THE GMB and PCS unions came out against Prime Minister Brown and Chancellor Darling’s plan to impose three-year pay settlements on public sector workers yesterday.
While TUC General Secretary Barber and some other union leaders said they had nothing against the plan, the GMB and PCS flatly rejected the idea.
Brian Strutton, GMB National Secretary for Public Service said: ‘The government has reneged on most recent pay review body awards and who’s to say they would honour a three-year deal? Their track record says otherwise.’
GMB General Secretary Paul Kenny said it amounted to a crude cap on public sector pay: ‘Can you tell me what the price is going to be of your litre of petrol in two years’ time? Because I can’t predict that and yet what the government seem to want to tie us into, is a deal which will come at the bottom of the cycle.’
PCS General Secretary Mark Serwotka said: ‘We suspect that these proposals are about driving down the pay of hard-working staff who deliver the everyday things we take for granted.’

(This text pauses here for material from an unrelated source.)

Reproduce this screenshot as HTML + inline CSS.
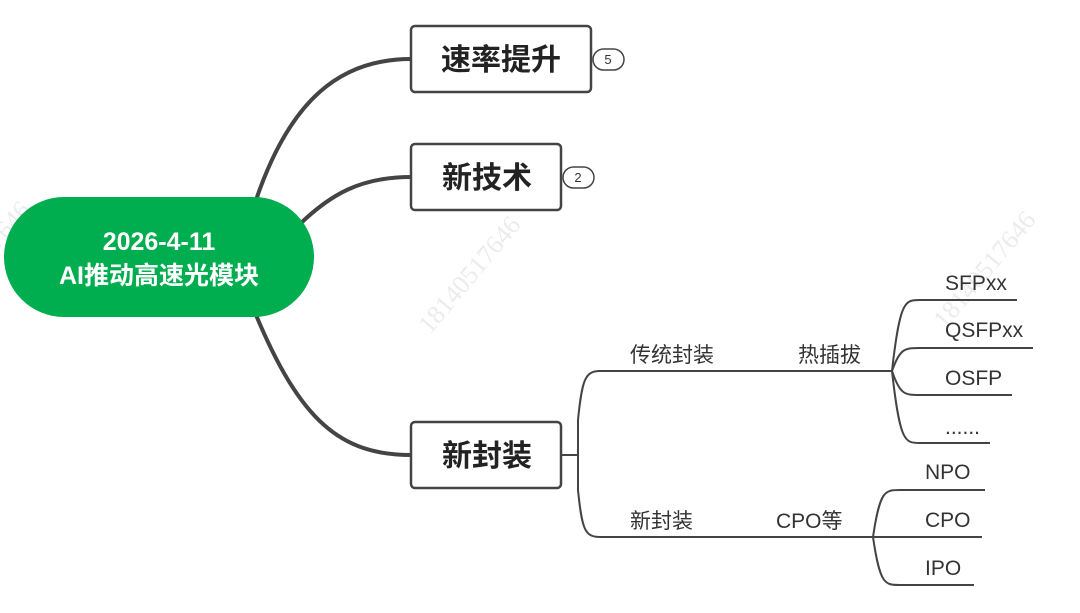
<!DOCTYPE html>
<html><head><meta charset="utf-8"><style>
body{margin:0;background:#fff;}
svg text{font-family:"Liberation Sans","Noto Sans CJK SC",sans-serif;}
</style></head><body>
<svg width="1080" height="608" viewBox="0 0 1080 608" xmlns="http://www.w3.org/2000/svg">
<g fill="#ececec" font-size="26">
<text transform="translate(430,335) rotate(-50)" style="font-family:'Liberation Serif',serif">18140517646</text>
<text transform="translate(945,330) rotate(-50)" style="font-family:'Liberation Serif',serif">18140517646</text>
<text transform="translate(-60,320) rotate(-50)" style="font-family:'Liberation Serif',serif">18140517646</text>
</g>
<g fill="none" stroke="#444" stroke-width="4" stroke-linecap="round">
<path d="M256,200 C290,100 340,59 411,59"/>
<path d="M300,224 C330,195 360,177 411,177"/>
<path d="M256,315 C300,420 340,455 411,455"/>
</g>
<g fill="none" stroke="#444" stroke-width="2">
<path d="M561,455 H578"/>
<path d="M600,371 C585,371 582,380 578,420 L578,455 L578,490 C582,530 585,537 600,537"/>
<path d="M600,371 H892"/>
<path d="M600,537 H873"/>
<path d="M892,371 C900,300 905,300 920,300 H1017"/>
<path d="M892,371 C900,348 905,348 920,348 H1033"/>
<path d="M892,371 C900,395 905,395 920,395 H1012"/>
<path d="M892,371 C900,443 905,443 920,443 H990"/>
<path d="M873,537 C880,490 885,490 900,490 H985"/>
<path d="M873,537 H982"/>
<path d="M873,537 C880,585 885,585 900,585 H974"/>
</g>
<rect x="4" y="197" width="310" height="120" rx="60" fill="#00ad4f"/>
<text x="159" y="250" fill="#fff" font-size="25" font-weight="bold" text-anchor="middle">2026-4-11</text>
<text x="159" y="284" fill="#fff" font-size="25" font-weight="bold" text-anchor="middle">AI推动高速光模块</text>
<g fill="#fff" stroke="#444" stroke-width="2.5">
<rect x="411" y="26" width="180" height="66" rx="4"/>
<rect x="411" y="144" width="150" height="66" rx="4"/>
<rect x="411" y="422" width="150" height="66" rx="4"/>
<rect x="593" y="49" width="31" height="21" rx="10.5" stroke-width="1.5"/>
<rect x="563" y="167" width="31" height="21" rx="10.5" stroke-width="1.5"/>
</g>
<g fill="#222" font-size="30" font-weight="bold" text-anchor="middle">
<text x="501" y="70">速率提升</text>
<text x="487" y="188">新技术</text>
<text x="487" y="466">新封装</text>
</g>
<g fill="#333" font-size="13" text-anchor="middle">
<text x="608" y="64">5</text>
<text x="578" y="182">2</text>
</g>
<g fill="#333" font-size="21">
<text x="630" y="362">传统封装</text>
<text x="798" y="362">热插拔</text>
<text x="630" y="528">新封装</text>
<text x="776" y="528">CPO等</text>
<text x="945" y="290">SFPxx</text>
<text x="945" y="337">QSFPxx</text>
<text x="945" y="385">OSFP</text>
<text x="945" y="434">......</text>
<text x="925" y="479">NPO</text>
<text x="925" y="527">CPO</text>
<text x="925" y="575">IPO</text>
</g>
</svg>
</body></html>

He added: ‘It is completely unacceptable that the government should play with real people’s lives on the false pretence of curbing inflation.’

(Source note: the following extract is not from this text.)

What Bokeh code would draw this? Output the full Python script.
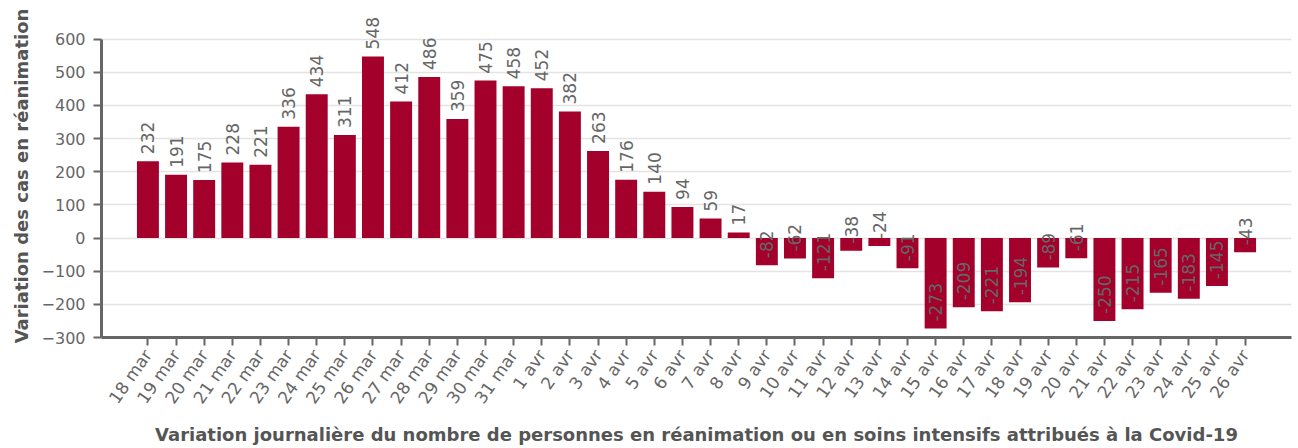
import math
from bokeh.plotting import figure
from bokeh.models import FactorRange, Range1d, ColumnDataSource, SingleIntervalTicker, LabelSet
from bokeh.core.properties import value
from bokeh.embed import file_html
from bokeh.resources import INLINE

dates = ["18 mar", "19 mar", "20 mar", "21 mar", "22 mar", "23 mar", "24 mar", "25 mar",
         "26 mar", "27 mar", "28 mar", "29 mar", "30 mar", "31 mar",
         "1 avr", "2 avr", "3 avr", "4 avr", "5 avr", "6 avr", "7 avr", "8 avr", "9 avr",
         "10 avr", "11 avr", "12 avr", "13 avr", "14 avr", "15 avr", "16 avr", "17 avr",
         "18 avr", "19 avr", "20 avr", "21 avr", "22 avr", "23 avr", "24 avr", "25 avr", "26 avr"]
variation = [232, 191, 175, 228, 221, 336, 434, 311, 548, 412, 486, 359, 475, 458,
             452, 382, 263, 176, 140, 94, 59, 17, -82, -62, -121, -38, -24, -91,
             -273, -209, -221, -194, -89, -61, -250, -215, -165, -183, -145, -43]

y_title = "Variation des cas en réanimation"
x_title = "Variation journalière du nombre de personnes en réanimation ou en soins intensifs attribués à la Covid-19"
y_axis_min, y_axis_max = -300, 600

source = ColumnDataSource(dict(date=dates, value=variation, label=[str(v) for v in variation]))

p = figure(width=1298, height=448, output_backend="svg", toolbar_location=None,
           x_range=FactorRange(factors=dates, range_padding=1.15, range_padding_units="absolute"),
           y_range=Range1d(y_axis_min, 674.5),
           min_border_left=101, min_border_right=7, min_border_top=14, min_border_bottom=111)
p.outline_line_color = None
p.background_fill_color = "white"

p.vbar(x="date", top="value", bottom=0, width=0.78, source=source,
       fill_color="#a3002b", line_color=None)

labels = LabelSet(x="date", y="value", text="label", source=source, angle=math.pi / 2,
                  text_align="left", text_baseline="middle", y_offset=7,
                  text_font=value("DejaVu Sans"), text_font_size="17px", text_color="#666666")
p.add_layout(labels)

p.yaxis.ticker = SingleIntervalTicker(interval=100, num_minor_ticks=0)
p.yaxis.bounds = (y_axis_min, y_axis_max)
p.xgrid.grid_line_color = None
p.ygrid.grid_line_color = "#e4e4e4"
p.ygrid.grid_line_width = 1.5
p.ygrid.bounds = (y_axis_min, y_axis_max)

for ax in (p.xaxis, p.yaxis):
    ax.axis_line_color = "#666666"
    ax.axis_line_width = 3
    ax.major_tick_line_color = "#666666"
    ax.major_tick_line_width = 2
    ax.major_tick_out = 8
    ax.major_tick_in = 0
    ax.minor_tick_line_color = None
    ax.major_label_text_font = "DejaVu Sans"
    ax.major_label_text_color = "#666666"
    ax.axis_label_text_font = "DejaVu Sans"
    ax.axis_label_text_font_style = "bold"
    ax.axis_label_text_color = "#555555"
    ax.axis_label_text_font_size = "18px"

p.yaxis.axis_label = y_title
p.yaxis.major_label_text_font_size = "16px"
p.yaxis.major_label_standoff = 8
p.yaxis.axis_label_standoff = 7

p.xaxis.axis_label = x_title
p.xaxis.major_label_text_font_size = "17px"
p.xaxis.major_label_orientation = 0.96
p.xaxis.major_label_standoff = 6
p.xaxis.axis_label_standoff = 8

open("out.html", "w").write(file_html(p, INLINE))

However, TUC General Secretary Brendan Barber said: ‘There are no objections in principle to the idea of longer term deals, but public servants will be asking where’s the beef?’
UNISON told News Line: ‘We have nothing in principle against three-year pay deals, as long as they are not used to introduce below inflation pay increases.
‘But the crucial point is what money is on offer, we would not be prepared to accept a pay cut and if inflation took off we must have the right to reopen negotiations.’
Royal College of Nursing General Secretary Dr Peter Carter said: ‘If we were to sign up to a long-term pay settlement in today’s volatile economy, we must have a mechanism that will protect the living standards of nurses from any future rises in inflation.’
Construction union UCATT General Secretary Alan Ritchie said: ‘UCATT is not in principle opposed to multi-year pay settlement, they are commonplace in the private sector construction industry. However as with all pay negotiations the critical factor is what money is on the table.
‘UCATT will not agree to any offer which is not in the best interests of our members.’
At his monthly media conference, Brown said the measure was necessary to maintain long-term economic stability.
He said staging public sector pay awards last year had ‘helped break the back of inflation in Britain in 2007’.
He continued: ‘Now in 2008, we have to show that we can maintain stability over the long term.
‘To send out the best possible message about long-term inflation and about stability and to be fair to public sector workers, one way forward is a move towards long-term public sector pay settlements.’
Brown said: ‘The whole purpose of this is keeping inflation under control.’
LibDem Deputy leader Vincent Cable said Labour would be wise to remember ‘the winter of discontent’.